Beginning in December 2015, he managed and controlled Precipio Capital LLC, after previously managing and controlling a different investment company called Global Alliance Capital, LLC.
Through Global Alliance, Marchi solicited investments from multiple investors and, when he ceased operating Global Alliance, represented to those investors that he rolled over their accounts into Precipio. Marchi also solicited investors to invest directly into Precipio. Instead of using the funds on legitimate investments, Marchi diverted approximately $2.8 million for other purposes, including paying back previous Global Alliance investors and for his own use.

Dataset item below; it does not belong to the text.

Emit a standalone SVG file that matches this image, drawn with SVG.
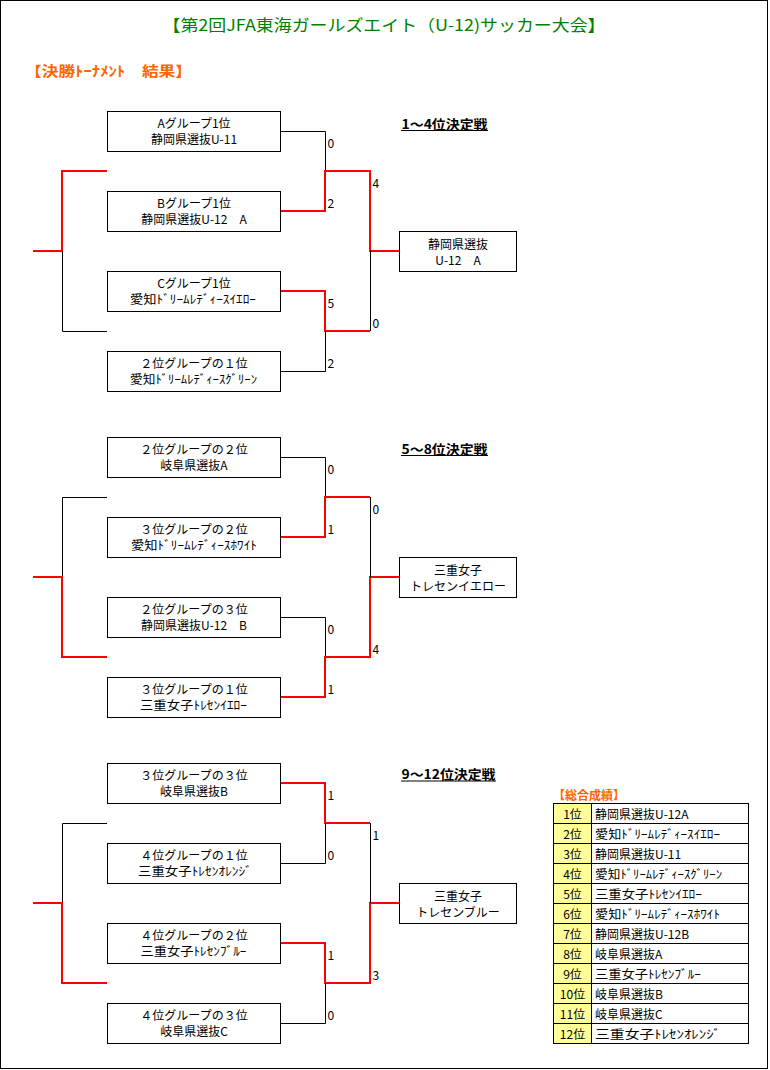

Marchi made repeated misrepresentations to investors, which included false claims about the status and performance of investments and false assurances that their investments were profitable.
Marchi also provided his victims with falsified records, including trading records, performance reports, and K-1s. In addition to the prison term, Cecchi sentenced Marchi to three years of supervised release and ordered him to pay restitution of $2.87 million.
• On Dec. 30 at approximately 9:40 p.m., officers from the Oceanport Police Department were dispatched to the area of Gosselin Avenue on the former Fort Monmouth, for a report of an individual shot.
A short while later, Michael Westbrook, 41, of Neptune, turned himself in to authorities at the Neptune Township Police Department headquarters. After a joint investigation by members of the Monmouth County Prosecutor’s Office, Oceanport Police Department and Neptune Township Police Department, he was ultimately charged with first-degree murder for killing 41-year-old Amad Jones. Westbrook was also charged with second-degree possession of a weapon for an unlawful purpose and third-degree hindering his own apprehension.
He remains in custody pending his first appearance and detention hearing to take place in Monmouth County Superior Court.
The case has been assigned to Monmouth County Assistant Prosecutor Joseph Cummings of the Major Crimes Bureau. Information on Westbrook’s legal representation was not immediately available. If convicted of murder, Westbrook faces a term of up to life in state prison.